Friday, November 11, 2016

Winner takes it all, loser takes the fall

The two-party winner-take-all nature of the american political system makes the stakes unnecessarily high. 

When a loss means you’re party is shut out of executive power entirely for four years, and it doesn’t matter whether you lose by only one vote, or get no votes at all, the stakes are high. The prospect of no power, no influence, no seat at the table, no agenda advanced, humiliation and ostracism amps up the pressure to win at all costs. 

This election demonstrated this so clearly.

The republican party was destroyed.

A week ago, the Republican party as we know it was destroyed. There were to be massive recriminations, soul searching, blame and finger pointing.  They were headed for final defeat once and for all. 

No wait, the democratic party was destroyed.

This week, the Democratic party was decimated. Its now lost, leaderless, with less power than they’ve ever had.  There needs to be recriminations, soul searching, blame and finger pointing. They have been devastatingly and overwhelmingly defeated.  They must figure out what went wrong. 

Wait, wait, pollsters, pundits and media credibility is also destroyed.

Not only did the Democratic party suffer a massive loss, but the pollsters and pundits were massively wrong too.  They too need to do some soul searching and self-reflecting.

None of that is true, except that it is

When I looked at the nearly completed election results it seems to tell a much different story.  Polls predicted a close Clinton victory, in both the popular vote and the electoral college.  And the result was an razor thin Clinton victory in the popular vote and significant electoral loss.  But if you look at the electoral loss just a bit more closely, it suggests that a 100,000 or so votes would have swung the electoral college.  So in reality she won a razor thin popular vote, and lost a razor thin electoral vote.   That’s essentially true of the senate majority as well.  The same amount of votes allocated just slightly differently and the democrats would have won both, but instead lost both.  Its conceivable that it could have come down to one ballot in one swing state that could have decided both the presidency and the senate majority. 

By the way aren’t all of those outcomes within the margin of error of every polling methodology.

Nevertheless, its winner take all, a one vote loss is just as bad as a blowout.  Instead of a Republican ‘destruction’ we saw instead a Democratic ‘destruction’.  We also had a polling error, so now everything we know about polling and science is wrong.

Every vote does matter, but not in a healthy way

Because those are the stakes, we get the need for massive voter turnout organizations, voter suppression tactics, roll purging, voter id laws, gerrymandering, hanging chads, legal challenges, October surprises, spin rooms, false-equivalence, media bias, vitriol, unsubstantiated accusations, gridlock, filibustering, putting party before conscience or country,  outright lying, and a whole host of unhealthy tactics in the name of accumulating those oh so important votes.

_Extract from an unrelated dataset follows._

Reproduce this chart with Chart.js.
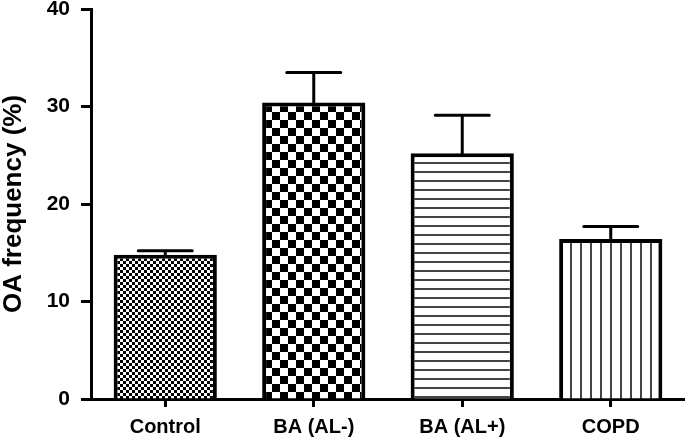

Disenfranchisement ping pong

I’m not familiar enough with other democratic systems, parliamentary or otherwise, to know what works best.  But I wonder, especially with the presidential election, if the losers got some kind of proportional influence then the stakes wouldn’t be quite so high.  Maybe losers could earn cabinet appointments with electoral points.  That might even legitimize third party candidacies.  Admittedly, the idea is of the top of my head and may be impractical, and could have the adverse affect of leading to an escalation of parties trying to utterly annihilate each other.  But the point is that we should probably diminish the spoils of victory and the severity of losing, when that’s not really reflective of the will of the people.  Disenfranchising and stressing 50% of the population every 4-8 years seems unproductive, unless you’re working in an industry that benefits from it.